The price can move due to a wide range of factors. Geopolitical instability or fears of a deep recession can quickly make Gold price escalate due to its safe-haven status. As a yield-less asset, Gold tends to rise with lower interest rates, while higher cost of money usually weighs down on the yellow metal. Still, most moves depend on how the US Dollar (USD) behaves as the asset is priced in dollars (XAU/USD). A strong Dollar tends to keep the price of Gold controlled, whereas a weaker Dollar is likely to push Gold prices up.

Tariffs FAQs

Tariffs are customs duties levied on certain merchandise imports or a category of products.

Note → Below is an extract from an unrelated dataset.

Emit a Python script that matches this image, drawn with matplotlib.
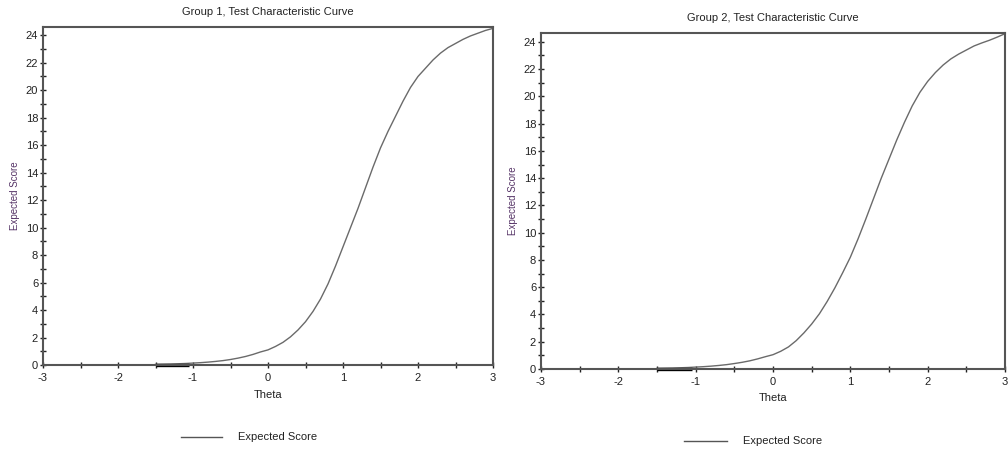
import matplotlib
matplotlib.use("Agg")
import matplotlib.pyplot as plt

plt.rcParams['font.family'] = ['Liberation Sans', 'DejaVu Sans']

# Data (theta every 0.1 from -1.5 to 3.0)
theta = [-1.5, -1.4, -1.3, -1.2, -1.1, -1.0, -0.9, -0.8, -0.7, -0.6,
         -0.5, -0.4, -0.3, -0.2, -0.1, 0.0, 0.1, 0.2, 0.3, 0.4,
         0.5, 0.6, 0.7, 0.8, 0.9, 1.0, 1.1, 1.2, 1.3, 1.4,
         1.5, 1.6, 1.7, 1.8, 1.9, 2.0, 2.1, 2.2, 2.3, 2.4,
         2.5, 2.6, 2.7, 2.8, 2.9, 3.0]
score1 = [0.05, 0.06, 0.07, 0.09, 0.11, 0.14, 0.17, 0.21, 0.26, 0.32,
          0.40, 0.50, 0.62, 0.77, 0.95, 1.10, 1.35, 1.65, 2.05, 2.55,
          3.15, 3.90, 4.80, 5.90, 7.20, 8.60, 10.0, 11.4, 12.9, 14.4,
          15.8, 17.0, 18.1, 19.2, 20.2, 21.0, 21.6, 22.2, 22.7, 23.1,
          23.4, 23.7, 23.95, 24.15, 24.35, 24.5]
score2 = [0.05, 0.06, 0.07, 0.09, 0.11, 0.14, 0.17, 0.21, 0.26, 0.32,
          0.40, 0.49, 0.60, 0.74, 0.90, 1.05, 1.30, 1.62, 2.08, 2.65,
          3.30, 4.05, 4.95, 5.95, 7.05, 8.20, 9.55, 11.0, 12.5, 14.0,
          15.4, 16.8, 18.1, 19.3, 20.3, 21.1, 21.75, 22.3, 22.75, 23.1,
          23.4, 23.7, 23.92, 24.12, 24.35, 24.6]

x_major = [-3, -2, -1, 0, 1, 2, 3]
x_minor = [-2.5, -1.5, -0.5, 0.5, 1.5, 2.5]
y_major = [0, 2, 4, 6, 8, 10, 12, 14, 16, 18, 20, 22, 24]
y_minor = [1, 3, 5, 7, 9, 11, 13, 15, 17, 19, 21, 23]

titles = ["Group 1, Test Characteristic Curve", "Group 2, Test Characteristic Curve"]
xlabel = "Theta"
ylabel = "Expected Score"
legend_label = "Expected Score"

W, H = 1008, 450
fig = plt.figure(figsize=(W / 100, H / 100), dpi=100)

def px_axes(x0, y0, x1, y1):
    return fig.add_axes([x0 / W, 1 - y1 / H, (x1 - x0) / W, (y1 - y0) / H])

axes = [px_axes(43, 27, 493, 365), px_axes(541, 33, 1005, 369)]
datasets = [score1, score2]
ymaxes = [24.6, 24.65]
legend_pos = [((181, 222), 238, 437), ((684, 727), 743, 441)]
title_y = [12, 18]
xlabel_y = [395, 398]

frame_col = "#555555"
for i, ax in enumerate(axes):
    sc = datasets[i]
    ax.plot(theta, sc, color="#6a6a6a", lw=1.0, solid_joinstyle='round')
    # darker segment where the curve lies on the axis
    ax.plot([theta[0], -1.05], [0.03, 0.03], color="black", lw=2.4, solid_capstyle='butt', clip_on=False)
    ax.set_xlim(-3, 3)
    ax.set_ylim(0, ymaxes[i])
    ax.set_xticks(x_major)
    ax.set_xticklabels([str(v) for v in x_major])
    ax.set_xticks(x_minor, minor=True)
    ax.set_yticks(y_major)
    ax.set_yticklabels([str(v) for v in y_major])
    ax.set_yticks(y_minor, minor=True)
    ax.tick_params(axis='both', which='both', direction='inout', colors='#222222',
                   labelcolor='#222222', labelsize=8, width=1.0, length=5)
    ax.tick_params(axis='x', which='major', pad=3)
    ax.tick_params(axis='y', which='major', pad=1)
    for s in ax.spines.values():
        s.set_color(frame_col)
        s.set_linewidth(1.5)
    ax.set_ylabel(ylabel, fontsize=7, color='#553366', labelpad=4)
    bb = ax.get_position()
    cx = bb.x0 + bb.width / 2
    fig.text(cx, 1 - title_y[i] / H, titles[i], ha='center', va='center',
             fontsize=8, color='#222222')
    fig.text(cx, 1 - xlabel_y[i] / H, xlabel, ha='center', va='center',
             fontsize=8, color='#222222')
    (lx0, lx1), tx, ly = legend_pos[i]
    fig.add_artist(plt.Line2D([lx0 / W, lx1 / W], [1 - ly / H, 1 - ly / H], color='#555555', lw=1.0))
    fig.text(tx / W, 1 - ly / H, legend_label, ha='left', va='center', fontsize=8, color='#222222')

fig.savefig("out.png", dpi=100)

Tariffs are designed to help local producers and manufacturers be more competitive in the market by providing a price advantage over similar goods that can be imported. Tariffs are widely used as tools of protectionism, along with trade barriers and import quotas.

Although tariffs and taxes both generate government revenue to fund public goods and services, they have several distinctions. Tariffs are prepaid at the port of entry, while taxes are paid at the time of purchase. Taxes are imposed on individual taxpayers and businesses, while tariffs are paid by importers.

There are two schools of thought among economists regarding the usage of tariffs. While some argue that tariffs are necessary to protect domestic industries and address trade imbalances, others see them as a harmful tool that could potentially drive prices higher over the long term and lead to a damaging trade war by encouraging tit-for-tat tariffs.

During the run-up to the presidential election in November 2024, Donald Trump made it clear that he intends to use tariffs to support the US economy and American producers. In 2024, Mexico, China and Canada accounted for 42% of total US imports. In this period, Mexico stood out as the top exporter with $466.6 billion, according to the US Census Bureau. Hence, Trump wants to focus on these three nations when imposing tariffs. He also plans to use the revenue generated through tariffs to lower personal income taxes.